Significant storage space needs to be found
Huge surpluses of cereals and sheep meat would be created, for example, and significant storage space would have to be found to cope.
Food imports into the UK would also face new tariff and customs checks, which would particularly delay goods travelling from Calais to Dover. This would create availability problems for certain foods where the UK relies on imports to meet demand.
These would include goods such as milk powder for infant formula and confectionery, wheat for bread and fresh produce.
The report also highlighted concerns over the UK’s relationship with the European Food Safety Authority and its access to the EU Rapid Alert System for Food and Feed in the event of a no-deal, raising fears over the maintenance of food safety.
Commenting on the Committee’s report, Rycroft said: “FDF welcomes the findings in the Committee’s report. A no-deal exit from the EU would be disastrous for the UK’s food and drink industry, as we said in our evidence to the Committee.
“Within weeks it is likely that shoppers would notice significant and adverse changes to the products available and random, selective shortages. Limited shelf life products would face the most immediate risk.
Warehouse space already booked for Christmas
“The run up to 31 October 2019 is particularly stark. Food and drink manufacturers will not be able to secure additional frozen and chilled warehousing space or logistics capacity for stockpiling, as the required space is already booked for the peak Christmas production period.

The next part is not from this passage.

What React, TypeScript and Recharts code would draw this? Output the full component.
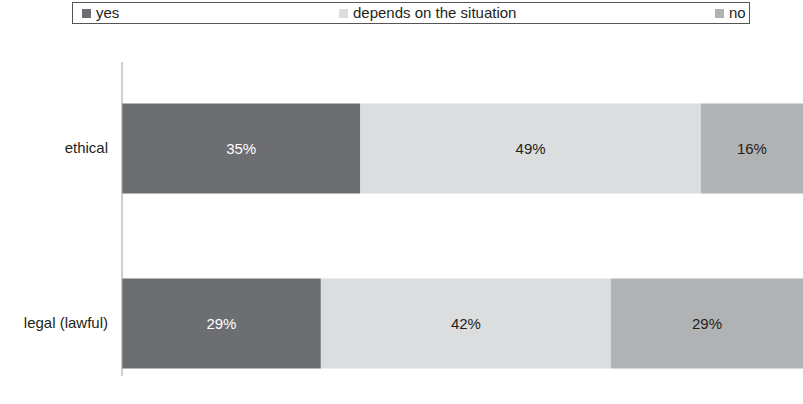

“Manufacturers will, therefore, have no spare production capacity or ability to store ingredients and finished products. UK food imports will climb from autumn onwards as fresh food stocks decline, so any no-deal disruption will have a major impact on availability.”
“Our industry employs 450,000 people and has a turnover of £104bn. Analysis released earlier this week by the UK Trade Policy Observatory found that no-deal would destroy £18.5bn of UK food and drink manufacturing, with grave consequences for UK consumers.”

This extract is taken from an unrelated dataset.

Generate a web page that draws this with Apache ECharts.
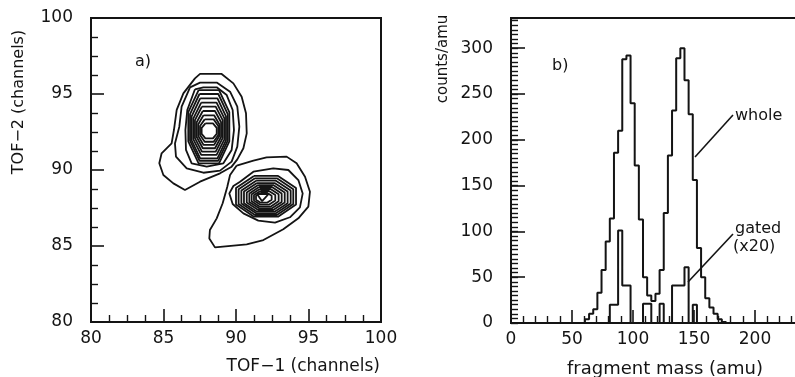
<!DOCTYPE html>
<html>
<head>
<meta charset="utf-8">
<script src="https://cdn.jsdelivr.net/npm/echarts/dist/echarts.min.js"></script>
<style>
  html, body { margin: 0; padding: 0; background: #fff; }
  #chart { width: 795px; height: 377px; }
</style>
</head>
<body>
<div id="chart"></div>
<script>
// ---- panel a) contour lines (TOF-1, TOF-2 in channels)
const leftOuter = [
  [87.17, 96.03], [87.52, 96.32], [89.01, 96.32], [89.82, 95.70], [90.39, 94.82], [90.69, 93.73],
  [90.74, 92.41], [90.51, 91.43], [90.09, 90.70], [89.70, 90.22], [88.90, 89.78], [87.52, 89.23],
  [86.48, 88.68], [85.68, 89.12], [84.99, 89.67], [84.71, 90.44], [84.87, 91.10], [85.56, 91.75],
  [85.72, 92.63], [85.91, 93.95], [86.37, 95.04]
];
const leftSecond = [
  [86.83, 95.44], [87.52, 95.75], [88.67, 95.75], [89.59, 95.15], [90.09, 94.17], [90.23, 92.85],
  [90.09, 91.54], [89.70, 90.55], [88.90, 89.96], [87.75, 89.82], [86.60, 90.11], [85.86, 90.88],
  [85.79, 91.75], [86.09, 92.85], [86.25, 94.17]
];
const leftThird = [
  [87.17, 95.31], [87.75, 95.44], [88.67, 95.44], [89.36, 94.93], [89.77, 93.95], [89.86, 92.63],
  [89.70, 91.32], [89.13, 90.44], [87.98, 90.22], [86.94, 90.44], [86.55, 91.32], [86.51, 92.63],
  [86.64, 93.95]
];
const leftInner = [
  [[87.42, 95.26], [88.83, 95.26], [89.54, 93.81], [89.54, 91.89], [88.83, 90.44], [87.42, 90.44], [86.71, 91.89], [86.71, 93.81]],
  [[87.48, 95.00], [88.78, 95.00], [89.43, 93.68], [89.43, 91.93], [88.78, 90.61], [87.48, 90.61], [86.83, 91.93], [86.83, 93.68]],
  [[87.53, 94.71], [88.72, 94.71], [89.31, 93.53], [89.31, 91.95], [88.72, 90.77], [87.53, 90.77], [86.94, 91.95], [86.94, 93.53]],
  [[87.60, 94.43], [88.66, 94.43], [89.20, 93.40], [89.20, 92.02], [88.66, 90.99], [87.60, 90.99], [87.06, 92.02], [87.06, 93.40]],
  [[87.65, 94.17], [88.60, 94.17], [89.08, 93.28], [89.08, 92.10], [88.60, 91.21], [87.65, 91.21], [87.17, 92.10], [87.17, 93.28]],
  [[87.71, 93.88], [88.55, 93.88], [88.97, 93.14], [88.97, 92.17], [88.55, 91.43], [87.71, 91.43], [87.29, 92.17], [87.29, 93.14]],
  [[87.76, 93.60], [88.49, 93.60], [88.85, 93.01], [88.85, 92.24], [88.49, 91.65], [87.76, 91.65], [87.40, 92.24], [87.40, 93.01]],
  [[87.84, 93.33], [88.46, 93.33], [88.78, 92.89], [88.78, 92.30], [88.46, 91.86], [87.84, 91.86], [87.52, 92.30], [87.52, 92.89]],
  [[87.89, 93.07], [88.41, 93.07], [88.67, 92.77], [88.67, 92.38], [88.41, 92.08], [87.89, 92.08], [87.63, 92.38], [87.63, 92.77]]
];
const rightOuter = [
  [90.05, 90.29], [91.20, 90.61], [92.11, 90.83], [93.49, 90.88], [94.18, 90.44], [94.76, 89.56],
  [95.10, 88.57], [94.99, 87.59], [94.30, 86.82], [93.26, 86.10], [91.89, 85.39], [90.74, 85.11],
  [88.55, 84.91], [88.16, 85.50], [88.20, 86.05], [88.67, 86.82], [89.08, 87.81], [89.40, 88.90],
  [89.59, 89.67]
];
const rightSecond = [
  [90.28, 89.23], [91.20, 89.89], [92.57, 90.11], [93.61, 90.00], [94.30, 89.34], [94.60, 88.46],
  [94.41, 87.54], [93.72, 86.89], [92.69, 86.54], [91.54, 86.67], [90.51, 87.15], [89.77, 87.76],
  [89.54, 88.46], [89.82, 88.95]
];
const rightInner = [
  [[91.24, 89.61], [92.90, 89.61], [94.14, 88.81], [94.14, 87.73], [92.90, 86.93], [91.24, 86.93], [90.00, 87.73], [90.00, 88.81]],
  [[91.31, 89.45], [92.82, 89.45], [93.95, 88.73], [93.95, 87.76], [92.82, 87.04], [91.31, 87.04], [90.18, 87.76], [90.18, 88.73]],
  [[91.39, 89.30], [92.75, 89.30], [93.77, 88.65], [93.77, 87.80], [92.75, 87.15], [91.39, 87.15], [90.37, 87.80], [90.37, 88.65]],
  [[91.45, 89.14], [92.66, 89.14], [93.56, 88.58], [93.56, 87.82], [92.66, 87.26], [91.45, 87.26], [90.55, 87.82], [90.55, 88.58]],
  [[91.53, 89.01], [92.57, 89.01], [93.36, 88.52], [93.36, 87.86], [92.57, 87.37], [91.53, 87.37], [90.74, 87.86], [90.74, 88.52]],
  [[91.59, 88.88], [92.48, 88.88], [93.15, 88.46], [93.15, 87.90], [92.48, 87.48], [91.59, 87.48], [90.92, 87.90], [90.92, 88.46]],
  [[91.64, 88.75], [92.38, 88.75], [92.94, 88.40], [92.94, 87.94], [92.38, 87.59], [91.64, 87.59], [91.08, 87.94], [91.08, 88.40]],
  [[91.68, 88.62], [92.27, 88.62], [92.71, 88.35], [92.71, 87.99], [92.27, 87.72], [91.68, 87.72], [91.24, 87.99], [91.24, 88.35]],
  [[91.70, 88.51], [92.14, 88.51], [92.46, 88.31], [92.46, 88.05], [92.14, 87.85], [91.70, 87.85], [91.38, 88.05], [91.38, 88.31]],
  [[91.45, 88.42], [92.25, 88.42], [91.80, 87.95]]
];

// ---- panel b) mass histograms (bin edges in amu, counts/amu)
const massEdges = [60.6, 64.0, 67.4, 70.8, 74.2, 77.6, 81.0, 84.4, 87.8, 91.2, 94.6, 98.0,
  101.4, 104.8, 108.2, 111.6, 115.0, 118.4, 121.8, 125.2, 128.6, 132.0, 135.4, 138.8,
  142.2, 145.6, 149.0, 152.4, 155.8, 159.2, 162.6, 166.0, 169.4, 172.8, 176.2];
const wholeCounts = [4, 10, 15, 33, 58, 89, 114, 186, 210, 288, 292, 240,
  172, 113, 50, 30, 24, 32, 58, 120, 183, 232, 289, 300,
  265, 228, 156, 82, 50, 27, 17, 10, 4, 1];
const gatedCounts = [0, 0, 0, 0, 0, 0, 20, 20, 101, 41, 41, 0,
  0, 0, 21, 21, 0, 0, 21, 0, 0, 41, 41, 41,
  61, 0, 20, 0, 0, 0, 0, 0, 0, 0];

const FONT = 'DejaVu Sans';
const INK = '#141414';

function closeRing(pts) {
  return pts.concat([pts[0]]);
}

function stepData(edges, counts) {
  let pts = [[edges[0], 0]];
  counts.forEach(function (c, i) { pts.push([edges[i], c]); });
  pts.push([edges[edges.length - 1], 0]);
  return pts;
}

let series = [];
let rings = [leftOuter, leftSecond, leftThird].concat(leftInner)
  .concat([rightOuter, rightSecond]).concat(rightInner);
rings.forEach(function (r) {
  series.push({
    type: 'line', xAxisIndex: 0, yAxisIndex: 0,
    data: closeRing(r), symbol: 'none', silent: true,
    lineStyle: {color: INK, width: 1.8}
  });
});
series.push({
  type: 'line', xAxisIndex: 1, yAxisIndex: 1, step: 'end',
  data: stepData(massEdges, wholeCounts), symbol: 'none', silent: true,
  lineStyle: {color: INK, width: 2}
});
series.push({
  type: 'line', xAxisIndex: 1, yAxisIndex: 1, step: 'end',
  data: stepData(massEdges, gatedCounts), symbol: 'none', silent: true,
  lineStyle: {color: INK, width: 2}
});

const labelStyle = {color: INK, fontSize: 17, fontFamily: FONT};
const lineStyle = {color: INK, width: 2};

function valueAxis(extra) {
  return Object.assign({
    type: 'value',
    axisLine: {show: true, lineStyle: lineStyle},
    axisTick: {show: true, inside: true, length: 13, lineStyle: {color: INK, width: 1.6}},
    minorTick: {show: true, length: 7, lineStyle: {color: INK, width: 1.4}},
    splitLine: {show: false},
    minorSplitLine: {show: false},
    axisLabel: Object.assign({margin: 8}, labelStyle)
  }, extra);
}

let chart = echarts.init(document.getElementById('chart'));
let option = {
  animation: false,
  backgroundColor: '#fff',
  grid: [
    {left: 91, top: 18, width: 290, height: 304, show: true, borderColor: INK, borderWidth: 2,
      containLabel: false, outerBoundsMode: 'none'},
    {left: 511, top: 18, width: 305, height: 305, show: true, borderColor: INK, borderWidth: 2,
      containLabel: false, outerBoundsMode: 'none'}
  ],
  xAxis: [
    valueAxis({gridIndex: 0, min: 80, max: 100, interval: 5, minorTick: {show: true, splitNumber: 4, length: 7, lineStyle: {color: INK, width: 1.4}}}),
    valueAxis({gridIndex: 1, min: 0, max: 250, interval: 50, minorTick: {show: true, splitNumber: 5, length: 7, lineStyle: {color: INK, width: 1.4}}})
  ],
  yAxis: [
    valueAxis({gridIndex: 0, min: 80, max: 100, interval: 5,
      axisLabel: Object.assign({margin: 18}, labelStyle),
      minorTick: {show: true, splitNumber: 4, length: 7, lineStyle: {color: INK, width: 1.4}}}),
    valueAxis({gridIndex: 1, position: 'left', min: 0, max: 333, interval: 50,
      axisTick: {show: true, inside: true, length: 14, lineStyle: {color: INK, width: 1.6}},
      minorTick: {show: false},
      axisLabel: Object.assign({margin: 18, showMaxLabel: false}, labelStyle)}),
    valueAxis({gridIndex: 1, position: 'left', min: 0, max: 333, interval: 5,
      axisLine: {show: false},
      axisTick: {show: true, inside: true, length: 7, lineStyle: {color: INK, width: 1.4}},
      minorTick: {show: false},
      axisLabel: {show: false}})
  ],
  graphic: [
    {type: 'text', x: 19, y: 102, rotation: Math.PI / 2,
      style: {text: 'TOF\u22122 (channels)', font: '16px "DejaVu Sans"', fill: INK, textAlign: 'center', textVerticalAlign: 'middle'}},
    {type: 'text', x: 380, y: 367,
      style: {text: 'TOF\u22121 (channels)', font: '17px "DejaVu Sans"', fill: INK, textAlign: 'right', textVerticalAlign: 'middle'}},
    {type: 'text', x: 135, y: 62,
      style: {text: 'a)', font: '16px "DejaVu Sans"', fill: INK, textAlign: 'left', textVerticalAlign: 'middle'}},
    {type: 'text', x: 443, y: 59, rotation: Math.PI / 2,
      style: {text: 'counts/amu', font: '15px "DejaVu Sans"', fill: INK, textAlign: 'center', textVerticalAlign: 'middle'}},
    {type: 'text', x: 665, y: 369,
      style: {text: 'fragment mass (amu)', font: '18px "DejaVu Sans"', fill: INK, textAlign: 'center', textVerticalAlign: 'middle'}},
    {type: 'text', x: 552, y: 66,
      style: {text: 'b)', font: '16px "DejaVu Sans"', fill: INK, textAlign: 'left', textVerticalAlign: 'middle'}},
    {type: 'text', x: 735, y: 116,
      style: {text: 'whole', font: '16px "DejaVu Sans"', fill: INK, textAlign: 'left', textVerticalAlign: 'middle'}},
    {type: 'text', x: 735, y: 229,
      style: {text: 'gated', font: '16px "DejaVu Sans"', fill: INK, textAlign: 'left', textVerticalAlign: 'middle'}},
    {type: 'text', x: 733, y: 247,
      style: {text: '(x20)', font: '16px "DejaVu Sans"', fill: INK, textAlign: 'left', textVerticalAlign: 'middle'}},
    {type: 'line', shape: {x1: 695, y1: 157, x2: 733, y2: 115}, style: {stroke: INK, lineWidth: 1.6}},
    {type: 'line', shape: {x1: 688, y1: 282, x2: 733, y2: 234}, style: {stroke: INK, lineWidth: 1.6}}
  ],
  series: series
};
chart.setOption(option);
</script>
</body>
</html>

The Committee concludes: “A no-deal, non-cooperative relationship cannot be the desired end state for UK-EU economic relations.
“The closeness of the economic relationship is most evident in the agri-food sector on the island of Ireland. Those businesses that have not prepared for no deal will clearly be more affected than those that have.”
It also criticises the idea that the threat of a no-deal should be used to force the European Commission to renegotiate a Withdrawal Agreement that is more favourable to the UK.
“Some have argued that a no deal exit would bring the EU ‘back to the table’ and that the UK would secure a better deal as a result,” It states.
“This is, at best, a gamble. At worst, it could lead to severe disruption of the economy, pose a fundamental risk to the competitiveness of key sectors of the UK economy, and put many jobs and livelihoods at risk.”